When submitting offers, you should be confident and 100% sure that you’re ready to buy the house you’re offering on. In some cases, if you back out of your offer, you risk losing your earnest money deposit (EMD), which can vary in amount between $1,000 and 3% of the offered purchase price.


An Earnest Money Deposit (EMD) is a check that accompanies a buyer’s offer. The purpose of an EMD is to prove that the buyer’s offer is serious and in good faith and to provide additional “consideration” to make their offer “valid.” EMD’s tell the sellers that the buyer is serious about buying their property and that they are willing to put their money where their mouth is.


In a buyer’s market, homebuyers might be able to “lowball” their offer and start negotiations with the seller. In a hot market homebuyers need to make a strong impression right away with their first offer. Using the research they’ve done, offering with a strong and airtight pre-approval letter, and working with an experienced real estate agent will ensure that their offer is strong and confident.


10. Schedule Home Inspection Early

Before you officially commit to the property, you need to make sure it’s up to snuff. That’s where a home inspection comes into play. You need to hire a professional inspector before you get a home. An inspection is different from the appraisal required by your lender. Here’s how.


The appraisal: During an appraisal, your appraiser only gives you and your lender a rough idea of how much your home is worth based on comparable properties (comps).

The inspection: During an inspection, the inspector tells you about specific problems with the home. You can use the results of your inspection to learn more about your home and request concessions from your seller.


An earnest money deposit letter often includes a home inspection contingency, which would allow you to invalidate an offer and not lose your deposit in the instance of extensive repairs.


11. Stick To Your Budget

As a homebuyer, you should never feel overwhelmed. You’ve worked hard to save up money for a house and you deserve to find the right home.

The right house is out there for you – it might just take some time and patience to find the right one.
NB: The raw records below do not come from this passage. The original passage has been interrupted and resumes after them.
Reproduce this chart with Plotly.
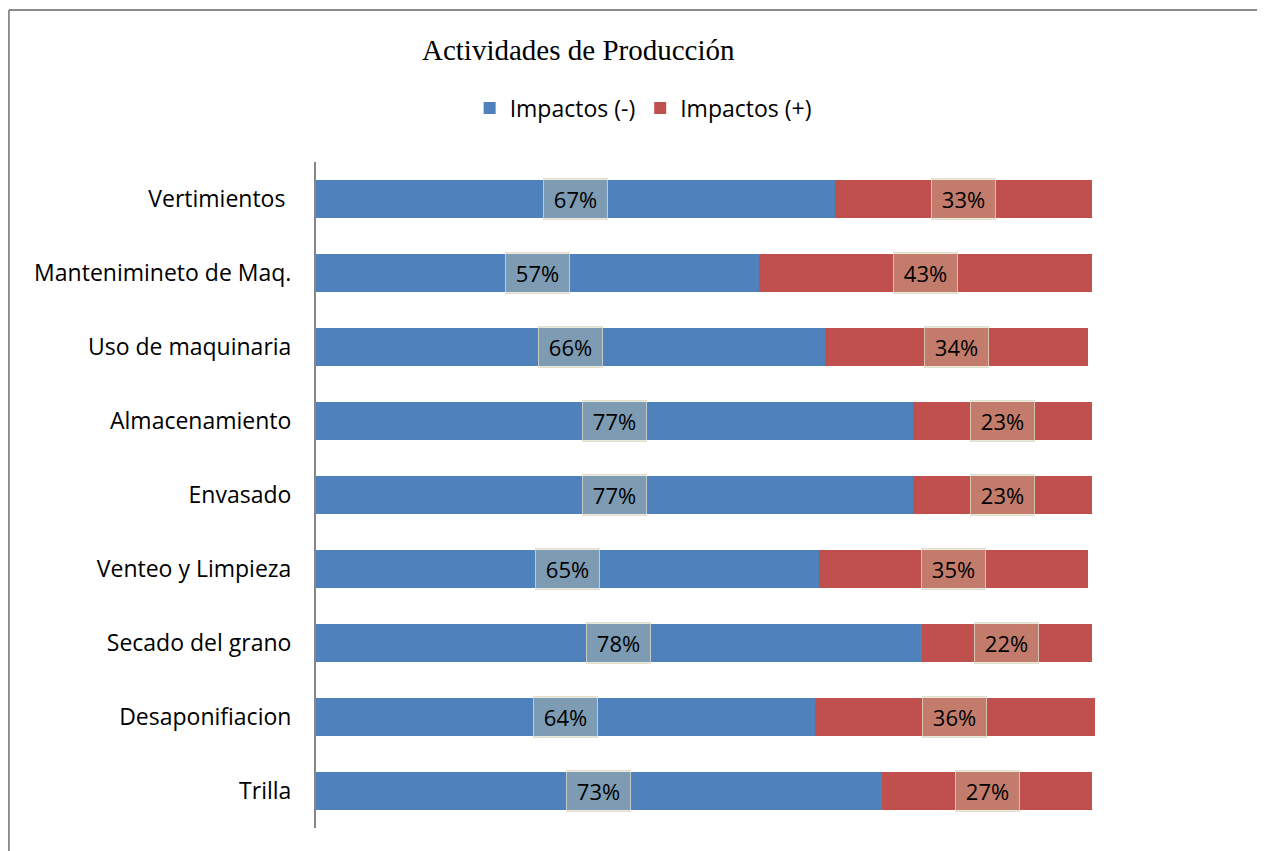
import plotly.graph_objects as go

categories = ["Vertimientos ", "Mantenimineto de Maq.", "Uso de maquinaria", "Almacenamiento",
              "Envasado", "Venteo y Limpieza", "Secado del grano", "Desaponifiacion", "Trilla"]
impactos_neg = [0.669, 0.570, 0.656, 0.769, 0.769, 0.648, 0.780, 0.643, 0.729]
impactos_pos = [0.331, 0.430, 0.338, 0.231, 0.231, 0.346, 0.220, 0.360, 0.271]

BLUE = "#4F81BD"
RED = "#C0504D"
FONT = "Open Sans"

# page body has an 8px margin; size the figure so it fills the window
W, H = 1257, 843
PL, PT = 308, 154
PW = 776 * 1.1
PH = 666
PB = H - PT - PH


def px(xr):
    return (xr - 316) / PW


def py(yr):
    return (828 - yr) / PH


fig = go.Figure()
fig.add_trace(go.Bar(y=categories, x=impactos_neg, orientation="h", name="Impactos (-)",
                     marker=dict(color=BLUE, line=dict(width=0)), width=0.51))
fig.add_trace(go.Bar(y=categories, x=impactos_pos, orientation="h", name="Impactos (+)",
                     marker=dict(color=RED, line=dict(width=0)), width=0.51))

annotations = []
for cat, n, p in zip(categories, impactos_neg, impactos_pos):
    for xc, v in ((n / 2, n), (n + p / 2, p)):
        annotations.append(dict(
            x=xc, y=cat, xref="x", yref="y", text=f"{v:.0%}", showarrow=False,
            font=dict(family=FONT, size=22, color="black"),
            bgcolor="rgba(200,198,160,0.38)", bordercolor="rgba(222,218,200,0.8)",
            borderwidth=1, width=61, height=38, align="center", valign="middle"))

annotations.append(dict(text="Actividades de Producción", xref="paper", yref="paper",
                        x=px(578), y=py(50), xanchor="center", yanchor="middle",
                        showarrow=False,
                        font=dict(family="Liberation Serif", size=29, color="black")))

fig.update_layout(
    width=W, height=H,
    margin=dict(l=PL, r=W - PL - PW, t=PT, b=PB, autoexpand=False),
    barmode="stack", bargap=0.49,
    plot_bgcolor="white", paper_bgcolor="white",
    showlegend=True,
    legend=dict(orientation="h", x=px(643), xanchor="center",
                y=py(108), yanchor="middle",
                font=dict(family=FONT, size=23, color="black"),
                itemwidth=30, traceorder="normal", bgcolor="rgba(0,0,0,0)"),
    xaxis=dict(range=[0, 1.1], showgrid=False, zeroline=False, showticklabels=False,
               showline=False, ticks=""),
    yaxis=dict(autorange="reversed", showgrid=False, zeroline=False, showline=True,
               linecolor="#868686", linewidth=2, ticks="", ticklabelstandoff=18,
               tickfont=dict(family=FONT, size=23, color="black")),
    annotations=annotations,
    shapes=[
        dict(type="line", xref="paper", yref="paper", x0=px(9), x1=px(9), y0=py(900), y1=py(10),
             line=dict(color="#8C8C8C", width=2), layer="below"),
        dict(type="line", xref="paper", yref="paper", x0=px(9), x1=px(1300), y0=py(10), y1=py(10),
             line=dict(color="#8C8C8C", width=2), layer="below"),
    ],
)

fig.write_html("out.html")
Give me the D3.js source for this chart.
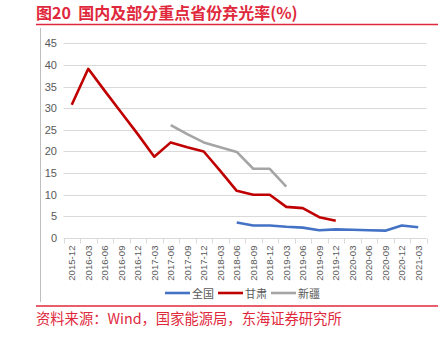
<!DOCTYPE html>
<html>
<head>
<meta charset="utf-8">
<script src="https://cdn.jsdelivr.net/npm/d3@7/dist/d3.min.js"></script>
<style>
  html, body { margin: 0; padding: 0; background: #fff; }
  svg { display: block; font-family: "Noto Sans CJK SC", "Noto Sans", sans-serif; }
  .pre { white-space: pre; }
</style>
</head>
<body>
<svg id="chart" width="446" height="340"></svg>
<script>
// Quarterly periods on the category axis
const periods = ["2015-12","2016-03","2016-06","2016-09","2016-12","2017-03","2017-06","2017-09",
  "2017-12","2018-03","2018-06","2018-09","2018-12","2019-03","2019-06","2019-09","2019-12",
  "2020-03","2020-06","2020-09","2020-12","2021-03"];

// Curtailment rate (%), null where no figure is reported
const national = [null,null,null,null,null,null,null,null,null,null,
  3.6,2.9,2.9,2.6,2.4,1.8,2.0,1.9,1.8,1.7,2.9,2.5];
const gansu = [30.8,39.1,34,29,24,18.8,22.1,21,20,15.5,
  10.9,10,10,7.2,6.9,4.8,4.0,null,null,null,null,null];
const xinjiang = [null,null,null,null,null,null,26.1,24,22.1,21,
  19.9,16,16,11.9,null,null,null,null,null,null,null,null];

const yTicks = [0,5,10,15,20,25,30,35,40,45];
const seriesNames = ["全国","甘肃","新疆"];
const seriesColors = ["#4472c4","#c00000","#a5a5a5"];
const seriesData = [national, gansu, xinjiang];

const svg = d3.select("#chart");
const red = "#e0283c";

// Header
svg.append("text").attr("class", "pre").attr("x", 36).attr("y", 18.5)
  .attr("fill", red).attr("font-size", 16).attr("font-weight", "bold")
  .attr("font-family", "'Noto Sans CJK SC', sans-serif")
  .text("图20  国内及部分重点省份弃光率(%)");
svg.append("line").attr("x1", 36).attr("x2", 438).attr("y1", 24.5).attr("y2", 24.5)
  .attr("stroke", red).attr("stroke-width", 1.6);

// Chart frame left edge
svg.append("line").attr("x1", 40.5).attr("x2", 40.5).attr("y1", 28).attr("y2", 302)
  .attr("stroke", "#bfbfbf").attr("stroke-width", 1);

// Footer
svg.append("line").attr("x1", 36).attr("x2", 438).attr("y1", 306).attr("y2", 306)
  .attr("stroke", red).attr("stroke-width", 1.6);
svg.append("text").attr("x", 36).attr("y", 323.5)
  .attr("fill", red).attr("font-size", 14.3)
  .text("资料来源：Wind，国家能源局，东海证券研究所");

// Plot area
const plotLeft = 63.5, plotRight = 426.5, plotTop = 43.3, plotBottom = 238;
const x = d3.scaleBand().domain(periods).range([plotLeft, plotRight]).padding(0);
const y = d3.scaleLinear().domain([0, 45]).range([plotBottom, plotTop]);

// Gridlines
svg.append("g").selectAll("line").data(yTicks.filter(d => d > 0)).join("line")
  .attr("x1", plotLeft).attr("x2", plotRight)
  .attr("y1", d => Math.round(y(d)) + 0.5).attr("y2", d => Math.round(y(d)) + 0.5)
  .attr("stroke", "#d9d9d9").attr("stroke-width", 1);

// Y axis labels
svg.append("g").selectAll("text").data(yTicks).join("text")
  .attr("x", 57).attr("y", d => y(d) + 4)
  .attr("text-anchor", "end").attr("fill", "#595959").attr("font-size", 11)
  .attr("font-family", "'Liberation Sans', Arial, sans-serif")
  .text(d => d);

// X axis with tick marks between categories
const xAxis = svg.append("g").attr("transform", `translate(0,${Math.round(plotBottom) + 0.5})`);
xAxis.append("line").attr("x1", plotLeft).attr("x2", plotRight)
  .attr("stroke", "#d9d9d9").attr("stroke-width", 1);
const tickPos = periods.map(p => x(p)).concat([plotRight]);
xAxis.selectAll("line.tick").data(tickPos).join("line").attr("class", "tick")
  .attr("x1", d => Math.round(d) + 0.5).attr("x2", d => Math.round(d) + 0.5)
  .attr("y1", 0).attr("y2", 5).attr("stroke", "#d9d9d9");
xAxis.selectAll("text").data(periods).join("text")
  .attr("transform", p => `translate(${x(p) + x.bandwidth() / 2 + 3.5},7) rotate(-90)`)
  .attr("text-anchor", "end").attr("fill", "#595959").attr("font-size", 9.6)
  .attr("font-family", "'Liberation Sans', Arial, sans-serif")
  .text(p => p);

// Series lines
const line = d3.line()
  .defined(d => d.v != null)
  .x(d => x(d.p) + x.bandwidth() / 2)
  .y(d => y(d.v));
seriesData.forEach((vals, i) => {
  const pts = periods.map((p, j) => ({ p, v: vals[j] }));
  svg.append("path").datum(pts).attr("d", line)
    .attr("fill", "none").attr("stroke", seriesColors[i]).attr("stroke-width", 2.6)
    .attr("stroke-linejoin", "round");
});

// Legend
const legend = svg.append("g").attr("transform", "translate(165,293)");
let lx = 0;
seriesNames.forEach((name, i) => {
  const g = legend.append("g").attr("transform", `translate(${lx},0)`);
  g.append("line").attr("x1", 0).attr("x2", 25).attr("stroke", seriesColors[i]).attr("stroke-width", 2.6);
  g.append("text").attr("x", 27).attr("y", 4.5).attr("fill", "#595959").attr("font-size", 11).text(name);
  lx += 53;
});
</script>
</body>
</html>
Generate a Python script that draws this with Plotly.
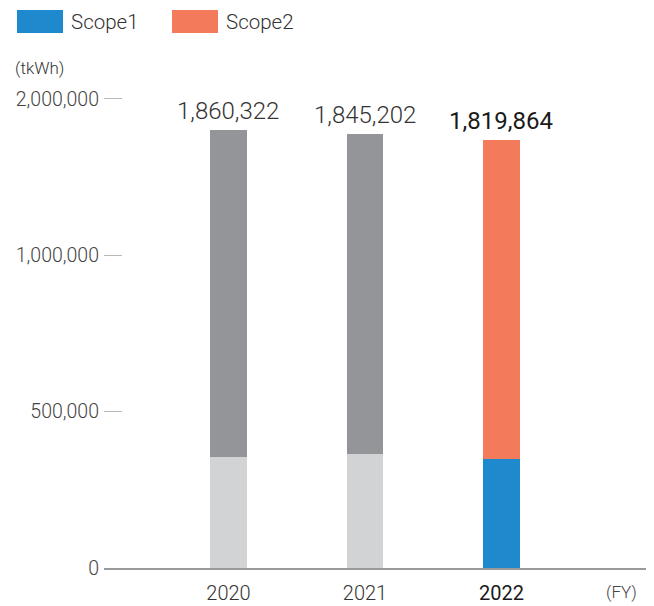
import numpy as np
import plotly.graph_objects as go

# ---- data ----
years = ["2020", "2021", "2022"]
scope1 = [356000, 366000, 350000]
totals = [1860322, 1845202, 1819864]       # labelled totals
scope2 = [t - s for t, s in zip(totals, scope1)]
ytick_values = [0, 500000, 1000000, 2000000]
ytick_labels = ["0", "500,000", "1,000,000", "2,000,000"]

scope1_colors = ["#d1d3d4", "#d1d3d4", "#1e89cc"]
scope2_colors = ["#939598", "#939598", "#f37a5b"]

# ---- broken (compressed above 1,000,000) value axis ----
_real = [0, 1000000, 1800000, 2000000]
_disp = [0, 1000000, 1356000, 1500000]


def scale(v):
    return float(np.interp(v, _real, _disp))


W, H = 654, 606
L, R, T, B = 104, 8, 68, 37.5
plot_w = W - L - R
plot_h = H - T - B
px_per_unit = 313 / 1e6
y_top = plot_h / px_per_unit

x_lo, x_hi = -0.912, 3.059


def pxx(px):
    return (px - L) / plot_w


def pxy(py):
    return (H - B - py) / plot_h


xs = list(range(len(years)))
s1_disp = [scale(v) for v in scope1]
tot_disp = [scale(v) for v in totals]
s2_disp = [t - s for t, s in zip(tot_disp, s1_disp)]

FONT = "Roboto, Liberation Sans, Arial, sans-serif"
WT = 300

fig = go.Figure()
fig.add_trace(go.Bar(x=xs, y=s1_disp, marker=dict(color=scope1_colors, line=dict(width=0)),
                     width=0.27, name="Scope1", customdata=scope1,
                     hovertemplate="%{customdata:,}<extra>Scope1</extra>"))
fig.add_trace(go.Bar(x=xs, y=s2_disp, marker=dict(color=scope2_colors, line=dict(width=0)),
                     width=0.27, name="Scope2", customdata=scope2,
                     hovertemplate="%{customdata:,}<extra>Scope2</extra>"))

for i, (t, td) in enumerate(zip(totals, tot_disp)):
    fig.add_annotation(x=xs[i], y=td, text=f"{t:,}", showarrow=False, yanchor="bottom",
                       yshift=3, font=dict(family=FONT, size=24, weight=WT if i < 2 else 400,
                                           color="#1a1a1a" if i == 2 else "#333333"))

# legend drawn as swatches + text
legend_items = [("Scope1", "#1e89cc", 17), ("Scope2", "#f37a5b", 172)]
for name, col, x0 in legend_items:
    fig.add_shape(type="rect", xref="paper", yref="paper",
                  x0=pxx(x0), x1=pxx(x0 + 46), y0=pxy(33), y1=pxy(10),
                  fillcolor=col, line=dict(width=0))
    fig.add_annotation(xref="paper", yref="paper", x=pxx(x0 + 52), y=pxy(22),
                       xanchor="left", yanchor="middle", text=name, showarrow=False,
                       font=dict(family=FONT, size=20.5, weight=WT, color="#333333"))

fig.add_annotation(xref="paper", yref="paper", x=pxx(13), y=pxy(68), xanchor="left",
                   yanchor="middle", text="(tkWh)", showarrow=False,
                   font=dict(family=FONT, size=17, weight=WT, color="#333333"))
fig.add_annotation(xref="paper", yref="paper", x=pxx(621), y=pxy(593), xanchor="center",
                   yanchor="middle", text="(FY)", showarrow=False,
                   font=dict(family=FONT, size=17, weight=WT, color="#444444"))

xt_text = [y if i < 2 else f"<span style='color:#1a1a1a;font-weight:400'>{y}</span>"
           for i, y in enumerate(years)]

fig.update_layout(
    width=W, height=H, autosize=False,
    margin=dict(l=L, r=R, t=T, b=B, pad=0),
    paper_bgcolor="white", plot_bgcolor="white",
    barmode="stack", showlegend=False,
    font=dict(family=FONT, color="#444444", weight=WT),
    xaxis=dict(range=[x_lo, x_hi], tickvals=xs, ticktext=xt_text, showgrid=False,
               zeroline=False, showline=True, linecolor="#9a9a9a", linewidth=1.5,
               ticks="", tickfont=dict(size=20, weight=WT, color="#333333"),
               ticklabelstandoff=6, automargin=False),
    yaxis=dict(range=[0, y_top], tickvals=[scale(v) for v in ytick_values],
               ticktext=ytick_labels, showgrid=False, zeroline=False, showline=False,
               ticks="inside", ticklen=18, tickcolor="#b8b8b8", tickwidth=1,
               tickfont=dict(size=19.5, weight=WT, color="#444444"), ticklabelstandoff=4,
               automargin=False),
)

fig.write_html("out.html",
               config={"responsive": False, "displayModeBar": False},
               post_script="document.body.style.margin='0';document.body.style.overflow='hidden';")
In the meantime, set a budget for your home purchase and stick to it. As your real estate agent I will be able to help you find homes that fit within your budget so that you don’t waste time looking at homes that aren’t in your price range.


12. Save Physical Copies Of Your Paperwork

When looking to buy a home, it’s important to make sure your funds are seasoned. Seasoned funds mean that they have been in a homebuyer’s bank account for over two months and/or that they came from a legitimate source. Lenders verify if the funds are seasoned by thoroughly reviewing financial documentation.


Lenders want to make sure funds are seasoned for several reasons:

(1) to make sure buyers did not secretly borrow down payment funds that have to be paid back (impacting debt ratios);

(2) to make sure buyers have “skin in the game” with their own funds going towards the down payment; and/or

(3) to make sure buyers have the ability to save.


Every lender is required to review every deposit in every borrower’s bank and investment account statements – and every “unusual” deposit has to be explained and “paper-trailed.” If homebuyers don’t have the documents necessary for lenders to “season” funds, they might encounter some delays in their loan application. When your lender asks for documentation, you can provide them with proof that your assets have been properly “seasoned.”